“Remember our debate on whether the Dutch traded (what is now) New York for Surinam? Well, my current research suggests the Caribbean sugar colonies were so lucrative at the time, colonial powers began neglecting their newer colonies… and it’s plausible, the Dutch relinquished control of, then New Amsterdam, in favour of Surinam. So, perhaps there was a degree of accuracy to your version of history…?”

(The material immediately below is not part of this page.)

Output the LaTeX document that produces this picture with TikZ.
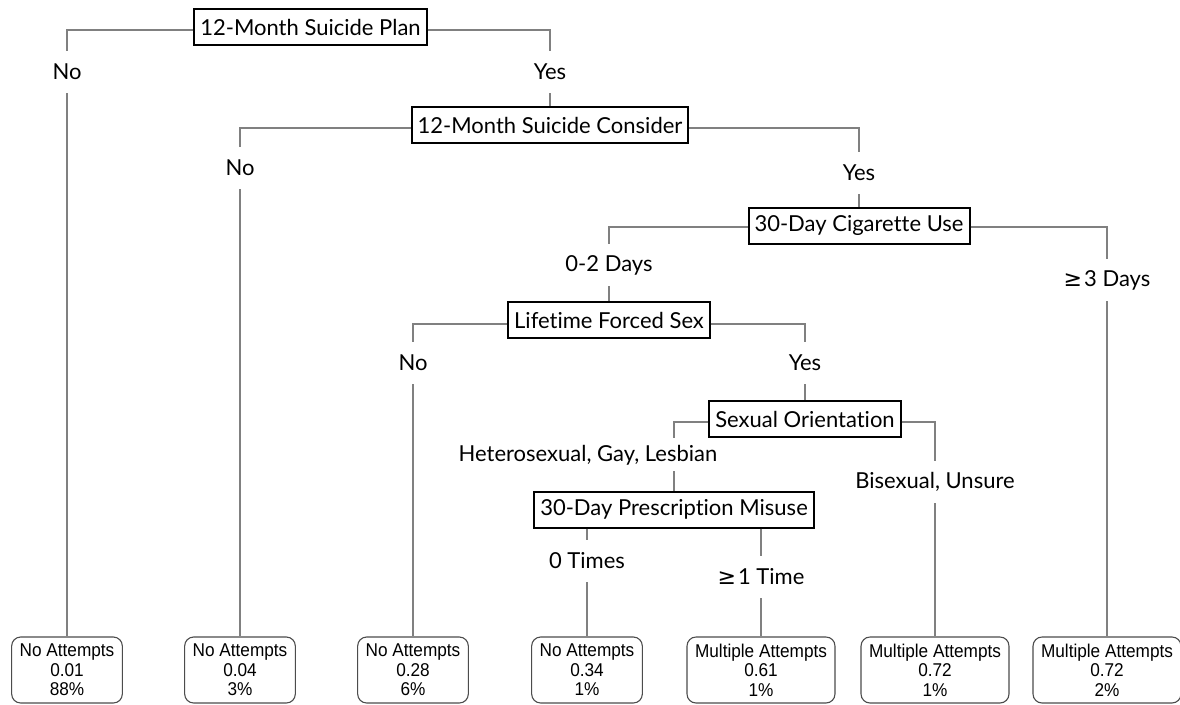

It came up in conversation during a business lunch in Kuala Lumpur… asking about my years living and working in New York. When he threw out a quip about how the Dutch traded New York for Surinam, I immediately disputed it. With a view of New York history tinged with the lens of two friends — both native New Yorkers and history majors — I recalled the New York anals of history, as they had been relayed to me. My boss, sitting next to me, commented simply that I didn’t know much about history… a conclusion based on our many lunch discussions, and my inquiries about Japanese history while trying to understand a Japanese perspective on it — at the time we all worked in the company of two Japanese multinationals.
I began looking for material to support my version, which surprisingly wasn’t difficult to find despite the occasion having pre-dated wikipedia. I attached a note saying, “I wonder who’s version of history is right… maybe we’ll never know,” and presented it to him in our next meeting. He was elated. Years later, I realized his version might actually be right.